John P. Wilkin, an associate university librarian at the University of Michigan at Ann Arbor, will become dean of libraries and university librarian at the University of Illinois at Urbana-Champaign on August 16. Mr. Wilkin directs the Michigan library's information-technology and publishing divisions and the university press. He will also step down as executive director of the HathiTrust Digital Library, an online repository of more than 60 research libraries.
David S. Lee, a professor of economics and public affairs at Princeton University, will become provost on July 1.
Balaji Rajagopalan, pro vice chancellor and dean of Galgotias University, in India, has been named director of the Sam and Irene Black School of Business at Pennsylvania State University at Erie, known as the Behrend College.
Eric McFarland, a professor of chemical engineering at the University of California at Santa Barbara, will become inaugural director of the Dow Centre for Sustainable Engineering Innovation at the University of Queensland, in Australia.
James A. Leach, a former congressman from Iowa who stepped down last month as chairman of the National Endowment for the Humanities, will become a visiting professor of law at the University of Iowa.
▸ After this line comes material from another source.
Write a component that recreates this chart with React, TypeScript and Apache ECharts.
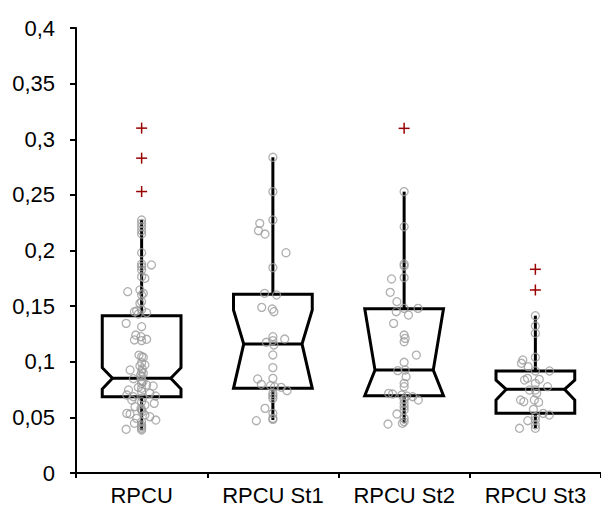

James E. Ryan, a professor of law and of civil liberties and human rights at the University of Virginia, will become dean of the Harvard Graduate School of Education. He will start on September 1, succeeding Kathleen McCartney, who will become president of Smith College on July 1.
Beverly Davenport Sypher, vice provost for faculty affairs at Purdue University, will become senior vice president for academic affairs and provost of the University of Cincinnati on July 1.
Scott S. Cowen, president of Tulane University, says he will retire from that post effective July 1, 2014. He has led the institution, which was badly damaged by Hurricane Katrina eight years ago, since 1998.
Robert W. Fogel, an economic historian and a professor of American institutions at the University of Chicago's Booth School of Business, died following a brief illness on June 11. He was 86. In 1993 he and Douglass C. North shared the Nobel Memorial Prize in Economic Science for their work applying economic theory and statistical methods to explain history, Mr. Fogel's research findings shook long-held beliefs. He argued, for instance, that economic growth in the United States in the 1800s did not depend on the expansion of the railroad. A book he wrote with Stanley L. Engerman, Time on the Cross, challenged the idea that slavery had become unprofitable or inefficient in the years preceding the Civil War. Mr. Fogel also was director of the Center for Population Economics, at Chicago, where he had been on the faculty since 1981 and from 1964 to 1975.